Indonesia, host of the world climate conference now under way on the resort island of Bali, plans to make protection of tropical forests an important topic during the meeting. In particular, Jakarta wants to be financially compensated for taking steps to protect the forests.

The compensation would have to be at least as lucrative as granting licenses to deforest, said environmental economist Fitrian Ardiansyah. The problem is that while the central government in Jakarta has passed a number of laws to protect the forest, local officials can be bribed to ignore them.

Muymunah knows nothing about those shenanigans. She sees only that nothing is as it was before the diggers arrived. The village community council is planting everything possible to help the ground recover. But nothing thrives on the dry and scorched turf.

When the palm oil companies announced they wanted to convert the fields into plantations, the residents of Kuala Cenaku were skeptical, though the deal was attractive. Lands belonging to a village typically got 40 per cent of the profit, they were told.

The diggers arrived two years ago and the trees disappeared. The village didn't receive a cent. The company torched the land last year, causing respiratory problems throughout the village for weeks. The residents are furious, said village leader Mursyid M Ali. Black sludge flows from the turf into the Indragiri and fish catches are down. Mursyid wants to hear nothing more about palm oil, which he said grows poorly on the land around Kuala Cenaku.

Jonko Virta, a Finn who manages a business line worldwide for the paper and pulp company April, admits the turf isn't exactly desirable from a paper-production perspective, but demand worldwide for paper is huge.

The pulp factory's annual supply of wood is equal to 10,000 hectares. The pulp is manufactured into all sorts of paper products - from facial tissue to diapers - and the company constantly submits applications for licenses to cut trees. But companies like April do not see themselves as destroyers of forests or carbon dioxide reserves.

Replanting trees is as natural as a baby suckling from its mother, said Virta, who proudly gives tours of the huge Palalawan plantation about an hour's drive south of Pekanbaru.
"We plant two million acacias here every year," he said. The company owns 91,000 hectares which have been planted with acacia trees since 2001. Acacia's grow about 2 centimetres a day and can be cut after six years.

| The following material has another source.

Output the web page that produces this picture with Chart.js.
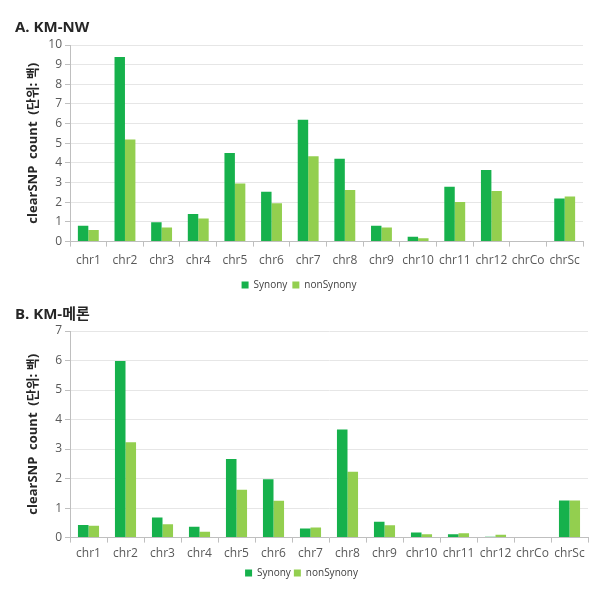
<!DOCTYPE html>
<html>
<head>
<meta charset="utf-8">
<script src="https://cdn.jsdelivr.net/npm/chart.js@4.4.0/dist/chart.umd.min.js"></script>
<style>
  body { margin: 0; background: #fff; }
  .box { position: absolute; left: 0; width: 612px; height: 300px; }
</style>
</head>
<body>
<div class="box" style="top:0"><canvas id="chartA"></canvas></div>
<div class="box" style="top:300px"><canvas id="chartB"></canvas></div>
<script>
// categories shared by both panels
const chromosomes = ['chr1', 'chr2', 'chr3', 'chr4', 'chr5', 'chr6', 'chr7', 'chr8', 'chr9', 'chr10', 'chr11', 'chr12', 'chrCo', 'chrSc'];

// A. KM-NW (hundreds)
const nwSynony    = [0.81, 9.39, 0.98, 1.40, 4.51, 2.54, 6.20, 4.21, 0.81, 0.25, 2.79, 3.64, 0, 2.19];
const nwNonSynony = [0.59, 5.19, 0.72, 1.18, 2.96, 1.95, 4.34, 2.63, 0.72, 0.17, 2.02, 2.58, 0, 2.29];

// B. KM-메론 (hundreds)
const meSynony    = [0.43, 5.98, 0.68, 0.37, 2.66, 1.98, 0.31, 3.66, 0.54, 0.17, 0.11, 0.03, 0, 1.26];
const meNonSynony = [0.40, 3.23, 0.45, 0.20, 1.62, 1.25, 0.34, 2.23, 0.42, 0.11, 0.15, 0.10, 0, 1.26];

const yTicksA = { max: 10, step: 1 };
const yTicksB = { max: 7, step: 1 };

const darkGreen = '#16b14c';
const lightGreen = '#93cf4f';
const font = "'Open Sans', 'Noto Sans CJK KR', sans-serif";

/**
 * Builds one grouped bar panel; sp holds the spacing for that panel.
 */
function makePanel(canvasId, title, syn, nonSyn, yt, sp) {
    const ctx = document.getElementById(canvasId).getContext('2d');
    return new Chart(ctx, {
        type: 'bar',
        data: {
            labels: chromosomes,
            datasets: [
                { label: 'Synony', data: syn, backgroundColor: darkGreen, categoryPercentage: 0.57, barPercentage: 1 },
                { label: 'nonSynony', data: nonSyn, backgroundColor: lightGreen, categoryPercentage: 0.57, barPercentage: 1 }
            ]
        },
        options: {
            responsive: true, maintainAspectRatio: false, animation: false,
            layout: { padding: { left: 15, right: sp.right, top: sp.top, bottom: sp.bottom } },
            scales: {
                x: {
                    grid: { display: true, offset: true, drawOnChartArea: false, tickLength: 5, color: '#bfbfbf' },
                    border: { color: '#bfbfbf' },
                    ticks: { color: '#595959', font: { family: font, size: 12 }, padding: sp.tickPad, maxRotation: 0, autoSkip: false }
                },
                y: {
                    min: 0, max: yt.max,
                    afterFit: function(scale) { scale.width = 55; },
                    grid: { color: '#e6e6e6', tickLength: 5, tickColor: '#bfbfbf' },
                    border: { color: '#bfbfbf' },
                    ticks: { stepSize: yt.step, color: '#595959', font: { family: font, size: 12 }, padding: 3 },
                    title: { display: true, text: 'clearSNP  count  (단위: 백)', color: '#262626', font: { family: font, size: 13, weight: 'bold' }, padding: { top: 10, bottom: 0 } }
                }
            },
            plugins: {
                title: { display: true, text: title, align: 'start', color: '#262626', font: { family: font, size: 15, weight: 'bold' }, padding: { top: 6, bottom: sp.titleBottom } },
                legend: {
                    position: 'bottom',
                    labels: { boxWidth: 7, boxHeight: 7, padding: sp.legendPad, color: '#404040', font: { family: font, size: 10 } }
                },
                tooltip: { enabled: false }
            }
        }
    });
}

makePanel('chartA', 'A. KM-NW', nwSynony, nwNonSynony, yTicksA,
    { right: 29, top: 13, bottom: 0, titleBottom: 8, tickPad: 7, legendPad: 5 });
makePanel('chartB', 'B. KM-메론', meSynony, meNonSynony, yTicksB,
    { right: 24, top: 0, bottom: 12, titleBottom: 7, tickPad: 4, legendPad: 3 });
</script>
</body>
</html>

Virta considers the company a steward of nature, though he admits the best approach for the forest would be to cover it with a glass dome and leave it alone. But that would not be economical, said Virta's environment manager Eliezer Lorenzo. People whose livelihood is the forest also live here, Lorenzo said. There must be a balance between people, planet and profit.

The real villain in the forests of Sumatra are contract loggers who without regard to the water supply have dug deep trenches to ease the transport of logs, said Virta. Conversely, April has built 1,000 dams to prevent the water table from falling more than 50 centimetres, Virta said.

In return for future licenses April promises to preserve the few bits of forest still intact. It wants to create plantations around these forests as a way to protect them against illegal logging.

Environmentalists look upon the proposal skeptically. Three years ago April built a 20-kilometre-long road near the natural preserve Tesso Nilo near Pekanbaru. The goal was to better connect the company's forests to its factory, but from a helicopter it is easy to see brown areas near the road, revealing the work of illegal loggers who also use the motorway.

One of the illegal loggers is Beni Nainggolan, whose house is less than 10 metres from the edge of the road. He, his five brothers and parents are one of about 30 families that moved to the area from northern Sumatra after hearing of the opportunities in logging. Typically, the families pay middlemen a nominal fee for access to the forest, then clear away the trees, sell the logs and plant palm oil trees.

These small operators, however, are not the ones causing major damage, the WWF says. But when the large companies come because cheap labour is available, that is the real problem.